_RECORDED INFORMATION_:
▼
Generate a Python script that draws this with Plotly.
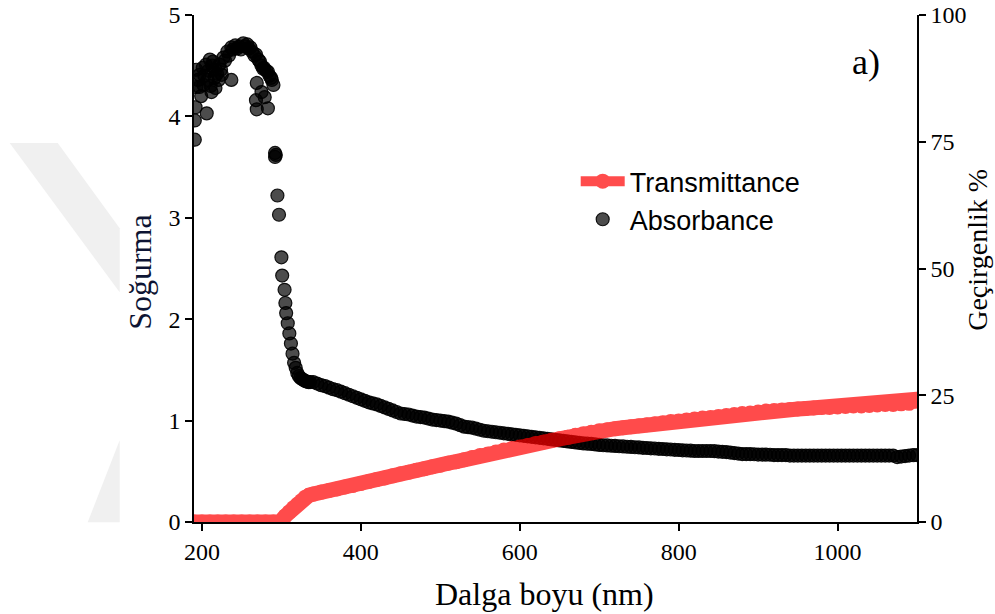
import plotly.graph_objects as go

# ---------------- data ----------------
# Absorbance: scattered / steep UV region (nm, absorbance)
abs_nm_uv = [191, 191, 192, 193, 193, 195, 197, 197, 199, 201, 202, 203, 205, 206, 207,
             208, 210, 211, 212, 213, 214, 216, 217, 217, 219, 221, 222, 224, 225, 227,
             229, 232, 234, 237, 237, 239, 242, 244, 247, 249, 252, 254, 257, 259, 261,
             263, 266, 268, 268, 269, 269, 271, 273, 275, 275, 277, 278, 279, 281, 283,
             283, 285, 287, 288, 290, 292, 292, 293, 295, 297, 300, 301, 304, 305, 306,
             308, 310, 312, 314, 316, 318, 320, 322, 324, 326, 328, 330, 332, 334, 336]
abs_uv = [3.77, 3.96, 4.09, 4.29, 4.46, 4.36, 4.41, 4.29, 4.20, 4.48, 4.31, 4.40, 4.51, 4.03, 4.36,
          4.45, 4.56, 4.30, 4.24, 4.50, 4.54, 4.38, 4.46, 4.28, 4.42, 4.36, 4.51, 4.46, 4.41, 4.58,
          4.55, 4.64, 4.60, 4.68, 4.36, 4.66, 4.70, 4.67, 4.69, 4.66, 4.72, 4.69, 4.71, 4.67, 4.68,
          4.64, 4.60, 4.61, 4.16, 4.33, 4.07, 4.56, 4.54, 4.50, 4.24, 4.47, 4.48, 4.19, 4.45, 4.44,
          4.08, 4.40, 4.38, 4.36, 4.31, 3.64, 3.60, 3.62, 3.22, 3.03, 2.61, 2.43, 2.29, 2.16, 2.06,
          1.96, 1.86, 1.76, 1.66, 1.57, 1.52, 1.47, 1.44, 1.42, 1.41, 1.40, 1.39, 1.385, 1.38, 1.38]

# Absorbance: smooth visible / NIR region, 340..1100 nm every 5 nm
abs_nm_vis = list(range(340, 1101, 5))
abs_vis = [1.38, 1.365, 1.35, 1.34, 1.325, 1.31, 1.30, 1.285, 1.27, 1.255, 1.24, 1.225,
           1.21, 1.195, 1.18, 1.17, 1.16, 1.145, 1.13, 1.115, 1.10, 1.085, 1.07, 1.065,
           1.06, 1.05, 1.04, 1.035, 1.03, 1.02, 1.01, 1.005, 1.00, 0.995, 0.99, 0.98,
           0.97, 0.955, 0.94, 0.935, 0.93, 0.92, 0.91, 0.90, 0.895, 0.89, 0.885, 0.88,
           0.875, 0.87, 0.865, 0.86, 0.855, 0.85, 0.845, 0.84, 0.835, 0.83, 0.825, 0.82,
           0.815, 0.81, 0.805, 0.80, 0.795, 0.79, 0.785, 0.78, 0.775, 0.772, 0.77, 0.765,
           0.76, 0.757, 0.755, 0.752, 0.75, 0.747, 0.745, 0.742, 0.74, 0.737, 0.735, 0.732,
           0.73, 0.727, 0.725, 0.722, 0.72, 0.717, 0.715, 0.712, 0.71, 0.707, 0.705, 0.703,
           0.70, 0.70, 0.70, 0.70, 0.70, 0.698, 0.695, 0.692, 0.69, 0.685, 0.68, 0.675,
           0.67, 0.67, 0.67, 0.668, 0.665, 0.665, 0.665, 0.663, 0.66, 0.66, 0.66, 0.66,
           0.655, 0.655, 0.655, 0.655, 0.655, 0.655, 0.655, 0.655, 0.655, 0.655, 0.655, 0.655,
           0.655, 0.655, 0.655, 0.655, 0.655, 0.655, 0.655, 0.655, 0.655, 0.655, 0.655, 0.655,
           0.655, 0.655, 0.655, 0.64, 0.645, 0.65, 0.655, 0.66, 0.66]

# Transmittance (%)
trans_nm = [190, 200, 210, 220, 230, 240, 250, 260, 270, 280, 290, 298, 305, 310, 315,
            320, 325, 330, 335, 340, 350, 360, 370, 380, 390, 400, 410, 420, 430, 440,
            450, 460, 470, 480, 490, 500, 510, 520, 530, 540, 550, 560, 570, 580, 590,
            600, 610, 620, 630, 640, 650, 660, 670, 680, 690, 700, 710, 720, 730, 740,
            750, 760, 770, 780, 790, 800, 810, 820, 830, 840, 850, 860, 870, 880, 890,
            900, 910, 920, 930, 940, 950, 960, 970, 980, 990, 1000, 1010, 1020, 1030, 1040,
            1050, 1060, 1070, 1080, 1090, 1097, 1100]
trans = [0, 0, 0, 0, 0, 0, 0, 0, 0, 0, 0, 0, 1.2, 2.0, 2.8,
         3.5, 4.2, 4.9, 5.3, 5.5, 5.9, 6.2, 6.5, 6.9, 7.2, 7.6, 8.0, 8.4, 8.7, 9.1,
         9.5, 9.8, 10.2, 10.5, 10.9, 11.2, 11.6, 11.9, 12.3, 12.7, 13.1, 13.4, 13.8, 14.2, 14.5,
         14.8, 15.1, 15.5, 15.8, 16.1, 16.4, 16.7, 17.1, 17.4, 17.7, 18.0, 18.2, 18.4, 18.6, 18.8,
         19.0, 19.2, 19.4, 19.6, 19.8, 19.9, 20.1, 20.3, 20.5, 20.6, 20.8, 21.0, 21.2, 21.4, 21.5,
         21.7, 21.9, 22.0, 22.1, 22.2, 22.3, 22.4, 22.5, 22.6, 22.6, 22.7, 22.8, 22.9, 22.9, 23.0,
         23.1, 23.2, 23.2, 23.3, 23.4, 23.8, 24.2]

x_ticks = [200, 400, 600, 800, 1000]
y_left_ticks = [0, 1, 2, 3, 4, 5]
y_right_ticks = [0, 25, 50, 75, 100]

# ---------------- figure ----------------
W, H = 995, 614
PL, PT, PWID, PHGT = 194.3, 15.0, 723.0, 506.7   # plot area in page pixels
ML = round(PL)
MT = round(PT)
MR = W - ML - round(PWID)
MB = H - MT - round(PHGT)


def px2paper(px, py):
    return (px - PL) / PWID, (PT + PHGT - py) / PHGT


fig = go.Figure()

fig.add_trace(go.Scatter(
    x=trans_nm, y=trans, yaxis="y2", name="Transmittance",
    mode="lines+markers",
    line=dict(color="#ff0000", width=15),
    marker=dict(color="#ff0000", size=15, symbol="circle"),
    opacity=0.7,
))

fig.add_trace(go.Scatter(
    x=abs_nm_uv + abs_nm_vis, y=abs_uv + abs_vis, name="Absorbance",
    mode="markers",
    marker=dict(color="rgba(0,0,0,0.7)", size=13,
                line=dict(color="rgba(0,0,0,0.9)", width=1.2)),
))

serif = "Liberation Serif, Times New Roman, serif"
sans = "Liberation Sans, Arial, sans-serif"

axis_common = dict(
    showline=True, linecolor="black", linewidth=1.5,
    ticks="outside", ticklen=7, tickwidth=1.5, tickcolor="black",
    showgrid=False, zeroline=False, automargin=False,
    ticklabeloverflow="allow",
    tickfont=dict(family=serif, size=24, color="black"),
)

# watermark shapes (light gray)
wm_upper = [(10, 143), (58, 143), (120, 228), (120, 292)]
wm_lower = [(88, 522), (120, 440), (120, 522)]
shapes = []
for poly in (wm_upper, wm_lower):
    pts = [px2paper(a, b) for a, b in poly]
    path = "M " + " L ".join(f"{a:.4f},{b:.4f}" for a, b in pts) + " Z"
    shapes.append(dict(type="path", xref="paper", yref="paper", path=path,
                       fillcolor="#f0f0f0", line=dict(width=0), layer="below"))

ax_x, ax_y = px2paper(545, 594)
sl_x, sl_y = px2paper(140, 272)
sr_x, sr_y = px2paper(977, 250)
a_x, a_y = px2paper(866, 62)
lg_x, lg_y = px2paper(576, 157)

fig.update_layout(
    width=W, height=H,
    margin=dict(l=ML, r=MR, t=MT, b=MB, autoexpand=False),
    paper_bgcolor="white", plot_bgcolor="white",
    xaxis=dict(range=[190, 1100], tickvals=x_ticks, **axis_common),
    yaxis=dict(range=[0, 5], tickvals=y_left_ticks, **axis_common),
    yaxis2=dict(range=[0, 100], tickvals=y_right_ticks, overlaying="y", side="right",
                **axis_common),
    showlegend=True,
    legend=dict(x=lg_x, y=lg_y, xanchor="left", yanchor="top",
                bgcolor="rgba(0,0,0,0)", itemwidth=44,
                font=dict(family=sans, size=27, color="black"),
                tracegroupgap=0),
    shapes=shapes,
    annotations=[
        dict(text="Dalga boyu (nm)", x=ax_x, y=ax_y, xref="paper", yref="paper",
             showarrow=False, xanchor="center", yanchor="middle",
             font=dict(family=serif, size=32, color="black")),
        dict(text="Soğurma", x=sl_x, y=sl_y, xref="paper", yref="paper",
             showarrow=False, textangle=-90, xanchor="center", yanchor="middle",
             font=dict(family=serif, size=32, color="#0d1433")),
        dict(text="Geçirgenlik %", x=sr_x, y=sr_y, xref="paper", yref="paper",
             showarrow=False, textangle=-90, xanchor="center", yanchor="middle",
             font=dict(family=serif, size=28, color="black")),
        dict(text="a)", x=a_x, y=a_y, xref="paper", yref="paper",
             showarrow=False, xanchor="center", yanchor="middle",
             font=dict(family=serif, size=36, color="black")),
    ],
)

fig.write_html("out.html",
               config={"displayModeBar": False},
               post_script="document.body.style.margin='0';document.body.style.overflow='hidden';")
▲
_TASK TO COMPLETE_: Would you reproduce the lines above, from the very first through the line containing "1.385, 1.38, 1.38]", exactly and without the pictures?

_EXERCISE ANSWER_:
Generate a Python script that draws this with Plotly.
import plotly.graph_objects as go

# ---------------- data ----------------
# Absorbance: scattered / steep UV region (nm, absorbance)
abs_nm_uv = [191, 191, 192, 193, 193, 195, 197, 197, 199, 201, 202, 203, 205, 206, 207,
             208, 210, 211, 212, 213, 214, 216, 217, 217, 219, 221, 222, 224, 225, 227,
             229, 232, 234, 237, 237, 239, 242, 244, 247, 249, 252, 254, 257, 259, 261,
             263, 266, 268, 268, 269, 269, 271, 273, 275, 275, 277, 278, 279, 281, 283,
             283, 285, 287, 288, 290, 292, 292, 293, 295, 297, 300, 301, 304, 305, 306,
             308, 310, 312, 314, 316, 318, 320, 322, 324, 326, 328, 330, 332, 334, 336]
abs_uv = [3.77, 3.96, 4.09, 4.29, 4.46, 4.36, 4.41, 4.29, 4.20, 4.48, 4.31, 4.40, 4.51, 4.03, 4.36,
          4.45, 4.56, 4.30, 4.24, 4.50, 4.54, 4.38, 4.46, 4.28, 4.42, 4.36, 4.51, 4.46, 4.41, 4.58,
          4.55, 4.64, 4.60, 4.68, 4.36, 4.66, 4.70, 4.67, 4.69, 4.66, 4.72, 4.69, 4.71, 4.67, 4.68,
          4.64, 4.60, 4.61, 4.16, 4.33, 4.07, 4.56, 4.54, 4.50, 4.24, 4.47, 4.48, 4.19, 4.45, 4.44,
          4.08, 4.40, 4.38, 4.36, 4.31, 3.64, 3.60, 3.62, 3.22, 3.03, 2.61, 2.43, 2.29, 2.16, 2.06,
          1.96, 1.86, 1.76, 1.66, 1.57, 1.52, 1.47, 1.44, 1.42, 1.41, 1.40, 1.39, 1.385, 1.38, 1.38]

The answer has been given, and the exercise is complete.